Critique : Amel, on la remarque avec son franc-parler, son caractère déterminé, et surtout sa manière intègre d’envisager la maternité. Elle est mariée à une crème d’homme qui remercie tout le monde et ne supporte pas le conflit, là où elle n’hésite pas à affirmer ses décisions avec parfois un peu d’exagération et d’aveuglement. Reine mère est donc un portrait de mère de famille dans les années 80 à Paris, dans un contexte de parcours migratoire relativement récent, où trouver sa place relève du parcours du combattant. Amel habite avec ses deux filles et son conjoint dans un appartement très modeste, au cœur de la capitale, dont le propriétaire a décidé de rompre le bail. S’engage alors pour la smala une course contre la montre afin de retrouver un lieu où se loger, qui soit exclusivement dans le quartier où ils vivent déjà.
- Copyright Kazak Productions
À la manière d’Un divan à Tunis, la réalisatrice examine avec un certain sens du rire la cohabitation des cultures occidentales et migratoires, à partir de référentiels soit en franche opposition, soit en complémentarité. Ici, la question de l’Histoire de France abordée par le regard franco-français et les instructions du Ministère de l’Éducation nationale tranche avec la façon dont le peuple maghrébin qui a été repoussé à Poitiers par Charles Martel, interprète de son côté cet évènement historique. Évidemment, il y a, derrière cette reprise historique, une métaphore délicate des parcours d’installation des populations issues d’Afrique du Nord, venues pour lutter contre la pauvreté. Même la protagoniste réinvente sa propre histoire familiale en faisant de ses parents, des paysans, des sortes de bourgeois modernes qui refusaient d’être réduits à un statut de personnes dominées. En l’occurrence, son refus d’occuper des postes disqualifiés témoigne de sa volonté de poursuivre cette narration familiale qu’elle a installée farouchement dans l’imaginaire de sa cellule d’appartenance.
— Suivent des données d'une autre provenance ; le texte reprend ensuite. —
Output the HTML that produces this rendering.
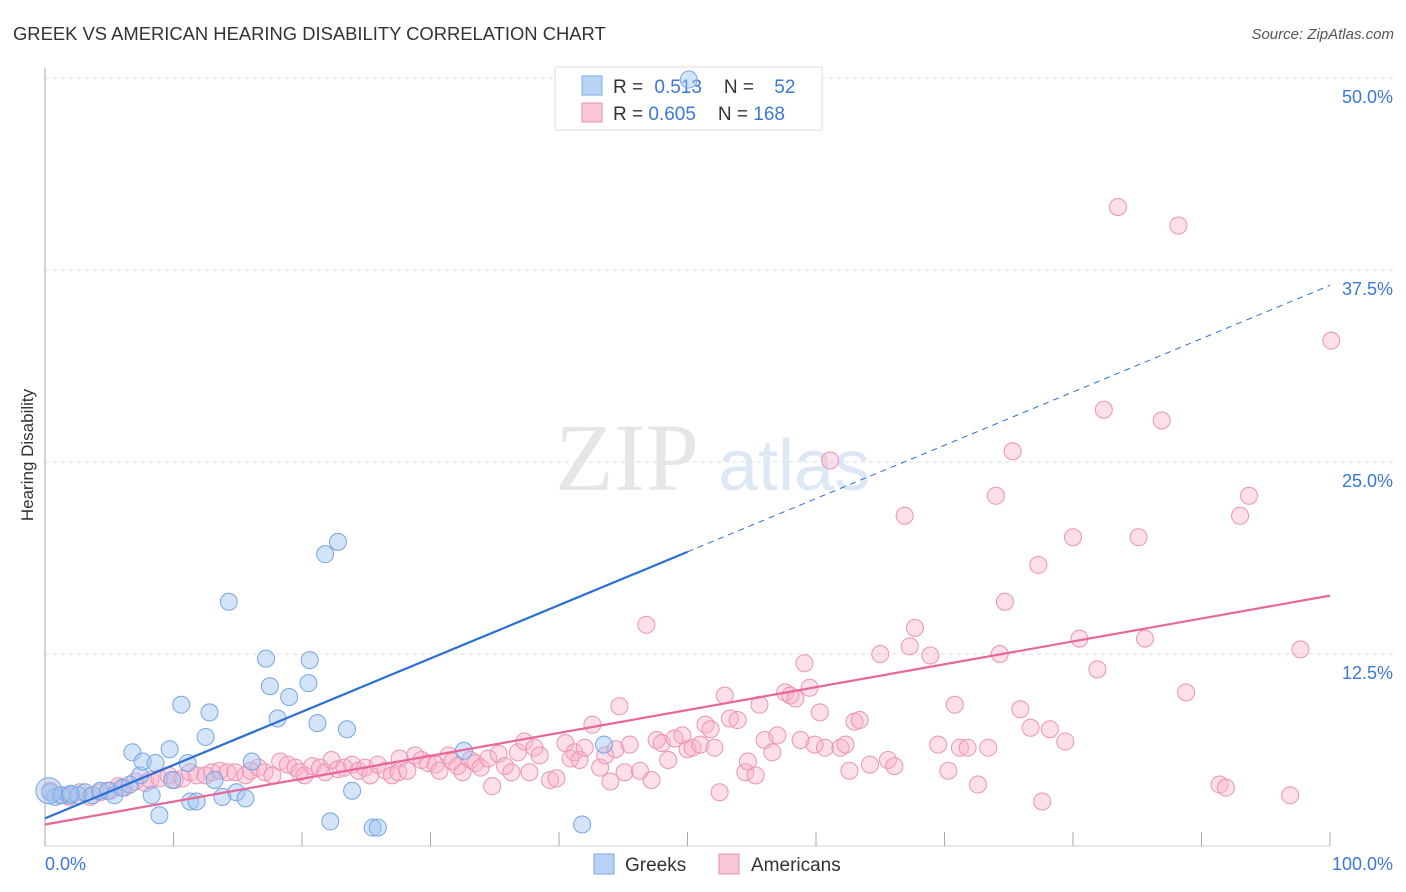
<!DOCTYPE html>
<html><head><meta charset="utf-8">
<style>
body{margin:0;background:#fff;font-family:"Liberation Sans",sans-serif;}
svg{display:block}
</style></head>
<body>
<svg width="1406" height="892" viewBox="0 0 1406 892" xmlns="http://www.w3.org/2000/svg">
<text x="13" y="40" font-size="18.4" fill="#333">GREEK VS AMERICAN HEARING DISABILITY CORRELATION CHART</text>
<text x="1394" y="39" font-size="15" fill="#555" font-style="italic" text-anchor="end">Source: ZipAtlas.com</text>
<g id="grid"></g>
<text x="555" y="490" font-size="96" font-family="Liberation Serif,serif" fill="#e6e6e6">ZIP</text>
<text x="718" y="490" font-size="72" fill="#dde8f6">atlas</text>
<g id="axes"></g>
<text transform="translate(33,455) rotate(-90)" font-size="17" fill="#333" text-anchor="middle">Hearing Disability</text>
<g>
<rect x="555" y="67" width="267" height="63" fill="#fff" stroke="#ddd"/>
<rect x="582" y="76" width="20" height="19" fill="#b8d3f5" stroke="#7aa8e8"/>
<rect x="582" y="103" width="20" height="19" fill="#fac7d7" stroke="#eb8fb0"/>
<text x="613" y="93" font-size="19" fill="#333">R = <tspan fill="#3a78d8" dx="6">0.513</tspan><tspan fill="#333" dx="22">N = </tspan><tspan fill="#3a78d8" dx="15">52</tspan></text>
<text x="613" y="120" font-size="19" fill="#333">R = <tspan fill="#3a78d8">0.605</tspan><tspan fill="#333" dx="22">N = </tspan><tspan fill="#3a78d8">168</tspan></text>
</g>
<g id="pink"></g>
<g id="blue"></g>
<g id="lines"></g>
<g>
<rect x="594" y="854" width="20" height="20" fill="#b8d3f5" stroke="#7aa8e8"/>
<text x="625" y="871" font-size="19" fill="#333">Greeks</text>
<rect x="719" y="854" width="20" height="20" fill="#fac7d7" stroke="#eb8fb0"/>
<text x="751" y="871" font-size="19" fill="#333">Americans</text>
</g>
</svg>
<script>
const yTicks=[12.5,25,37.5,50];
const yTickLabels=["12.5%","25.0%","37.5%","50.0%"];
const xTicks=[0,10,20,30,40,50,60,70,80,90,100];
const blueX=[0.4,0.8,1.3,1.9,2.6,3.1,3.7,4.3,4.9,5.4,6.0,6.6,6.8,7.4,7.6,8.3,8.6,8.9,9.7,9.9,10.6,11.1,11.3,11.8,12.5,12.8,13.2,13.8,14.3,14.9,15.6,16.1,17.2,17.5,18.1,19.0,20.5,20.6,21.2,21.8,22.2,22.8,23.5,23.9,25.5,25.9,32.6,41.8,43.5,50.1,0.3,2.0];
const blueY=[3.5,3.2,3.3,3.3,3.3,3.5,3.3,3.6,3.6,3.3,3.8,4.0,6.1,4.6,5.5,3.3,5.4,2.0,6.3,4.3,9.2,5.4,2.9,2.9,7.1,8.7,4.3,3.2,15.9,3.5,3.1,5.5,12.2,10.4,8.3,9.7,10.6,12.1,8.0,19.0,1.6,19.8,7.6,3.6,1.2,1.2,6.2,1.4,6.6,49.9,3.6,3.4];
const pinkX=[0.4,1.2,1.9,2.7,3.5,4.3,5.1,5.7,6.2,7.0,7.8,8.2,8.9,9.6,10.1,10.7,11.3,11.8,12.5,13.0,13.6,14.2,14.8,15.6,16.0,16.6,17.1,17.7,18.3,18.9,19.5,19.8,20.2,20.8,21.4,21.8,22.3,22.8,23.3,23.9,24.4,24.9,25.3,25.9,26.5,27.0,27.5,27.6,28.2,28.8,29.3,29.8,30.4,30.7,31.4,31.7,32.1,32.5,33.1,33.5,33.9,34.5,34.8,35.3,35.8,36.3,36.8,37.3,37.7,38.1,38.5,39.3,39.8,40.5,40.9,41.2,41.6,42.0,42.6,43.2,43.6,44.0,44.4,44.7,45.1,45.5,46.3,46.8,47.2,47.6,48.0,48.5,49.0,49.6,50.0,50.4,51.0,51.4,51.8,52.1,52.5,52.9,53.3,53.9,54.5,54.7,55.3,55.6,56.0,56.6,57.0,57.6,58.0,58.4,58.8,59.1,59.5,59.9,60.3,60.7,61.1,61.9,62.3,62.6,63.0,63.4,64.2,65.0,65.6,66.1,66.9,67.3,67.7,68.9,69.5,70.3,70.8,71.2,71.8,72.6,73.4,74.0,74.3,74.7,75.3,75.9,76.7,77.3,77.6,78.2,79.4,80.0,80.5,81.9,82.4,83.5,85.1,85.6,86.9,88.2,88.8,91.4,91.9,93.0,93.7,96.9,97.7,100.1];
const pinkY=[3.6,3.3,3.2,3.5,3.2,3.5,3.6,3.9,3.8,4.2,4.1,4.3,4.4,4.6,4.3,4.4,4.8,4.6,4.6,4.8,4.9,4.8,4.8,4.6,4.9,5.1,4.8,4.6,5.5,5.3,5.1,4.8,4.6,5.2,5.1,4.8,5.6,5.0,5.1,5.3,4.9,5.1,4.6,5.3,4.9,4.6,4.8,5.7,4.9,5.9,5.6,5.4,5.3,4.9,5.9,5.5,5.2,4.8,5.6,5.4,5.1,5.7,3.9,6.0,5.2,4.8,6.1,6.8,4.8,6.4,5.9,4.3,4.4,6.7,5.7,6.1,5.6,6.4,7.9,5.1,5.9,4.2,6.3,9.1,4.8,6.6,4.9,14.4,4.3,6.9,6.7,5.6,7.0,7.2,6.3,6.4,6.6,7.9,7.6,6.4,3.5,9.8,8.3,8.2,4.8,5.5,4.6,9.2,6.9,6.1,7.2,10.0,9.8,9.6,6.9,11.9,10.3,6.6,8.7,6.4,25.1,6.4,6.6,4.9,8.1,8.2,5.3,12.5,5.6,5.2,21.5,13.0,14.2,12.4,6.6,4.9,9.2,6.4,6.4,4.0,6.4,22.8,12.5,15.9,25.7,8.9,7.7,18.3,2.9,7.6,6.8,20.1,13.5,11.5,28.4,41.6,20.1,13.5,27.7,40.4,10.0,4.0,3.8,21.5,22.8,3.3,12.8,32.9];
const blueTrend=[1.8,36.5];
const pinkTrend=[1.4,16.3];
const NS="http://www.w3.org/2000/svg";
const X0=45,X1=1330,Y0=846,Y50=78;
const sx=v=>X0+(X1-X0)*v/100;
const sy=v=>Y0-(Y0-Y50)*v/50;
function mk(t,a,p){const e=document.createElementNS(NS,t);for(const k in a)e.setAttribute(k,a[k]);p.appendChild(e);return e;}
const grid=document.getElementById('grid'),axes=document.getElementById('axes');
yTicks.forEach((v,i)=>{
 const l=mk('line',{x1:X0,x2:1394,y1:sy(v),y2:sy(v),stroke:'#ddd','stroke-dasharray':'4,4'},grid);
 
 
 const t=mk('text',{x:1393,y:sy(v)+25,'font-size':18,fill:'#3a78d8','text-anchor':'end'},axes);
 t.textContent=yTickLabels[i];
 
 
});
const ax=mk('line',{x1:X0,x2:X0,y1:68,y2:Y0,stroke:'#aaa'},axes);


const bx=mk('line',{x1:X0,x2:X1,y1:Y0,y2:Y0,stroke:'#ccc'},axes);


xTicks.forEach(v=>{
 const l=mk('line',{x1:sx(v),x2:sx(v),y1:832,y2:Y0,stroke:'#aaa'},axes);
 
 
});
const xl=mk('text',{x:45,y:870,'font-size':18,fill:'#3a78d8'},axes);xl.textContent='0.0%';


const xr=mk('text',{x:1393,y:870,'font-size':18,fill:'#3a78d8','text-anchor':'end'},axes);xr.textContent='100.0%';


const pg=document.getElementById('pink');
pinkX.forEach((x,i)=>{
 const c=mk('circle',{cx:sx(x),cy:sy(pinkY[i]),r:8.5,fill:'rgba(248,175,200,0.4)',stroke:'#ec93b3','stroke-width':1},pg);
 
 
});
const bg=document.getElementById('blue');
blueX.forEach((x,i)=>{
 const c=mk('circle',{cx:sx(x),cy:sy(blueY[i]),r:i==50?13:8.5,fill:'rgba(160,196,240,0.45)',stroke:'#76a5e6','stroke-width':1},bg);
 
 
});
const lg=document.getElementById('lines');
const bAt=v=>blueTrend[0]+(blueTrend[1]-blueTrend[0])*v/100;
const l1=mk('line',{x1:sx(0),y1:sy(bAt(0)),x2:sx(50),y2:sy(bAt(50)),stroke:'#2a6fd6','stroke-width':2.2},lg);


const l2=mk('line',{x1:sx(50),y1:sy(bAt(50)),x2:sx(100),y2:sy(bAt(100)),stroke:'#2a6fd6','stroke-width':1,'stroke-dasharray':'6,5'},lg);


const l3=mk('line',{x1:sx(0),y1:sy(pinkTrend[0]),x2:sx(100),y2:sy(pinkTrend[1]),stroke:'#e8679a','stroke-width':2.2},lg);


</script>
</body></html>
Une fois de plus, on pourra regretter une bande-annonce qui dévoile trop les traits d’humour du long-métrage. En effet, tout semble déjà dit dans la promotion officielle du film, faisant parfois avorter l’humour de la fiction. À force de voir et revoir la bande-annonce, on ne rit plus des saillies scénaristiques qui pourtant ne manquent absolument pas de sel ou de piquant. Camélia Jordana s’éclate dans ce récit volubile où elle donne à voir tout son talent d’actrice. Elle n’a pas peur d’exagérer les traits de son personnage, sans jamais tomber dans la caricature ou le grotesque. On reconnaît l’immense comédienne fort remarquée dans le film d’Emmanuel Mouret Les choses qu’on dit, les choses qu’on fait (2020). La chanteuse talentueuse s’affirme de plus en plus comme une actrice accomplie et généreuse. On n’oublie pas l’engagement militant de l’artiste qui n’hésite pas à avoir des prises de position affirmées sur toutes les questions qui tournent autour de l’exclusion et des discriminations. À juste titre, ce film est pour elle une façon de se positionner de nouveau dans le paysage médiatique, tout en lui permettant de s’amuser à incarner cette mère haute en couleur.
- Copyright Kazak Productions
Reine mère ne démérite absolument pas dans la collection des rares comédies de ce début d’année 2025. La fraîcheur avec laquelle Manele Labidi aborde le sujet de l’insertion des populations issues de l’immigration trouve toute son actualité dans un contexte où les radicalités nationalistes émergent un peu partout dans le monde. On se souvient de la force de Molière qui racontait par le rire ce que la monarchie et la noblesse du moment refusaient d’admettre. On sait en même temps comment cet immense dramaturge a fini. Voilà donc un joli film plein de promesses, qui n’a peut-être pas toute l’envergure poétique et narrative d’Un divan à Tunis mais qui séduira sans aucun doute les spectateurs cherchant à réfléchir en s’amusant.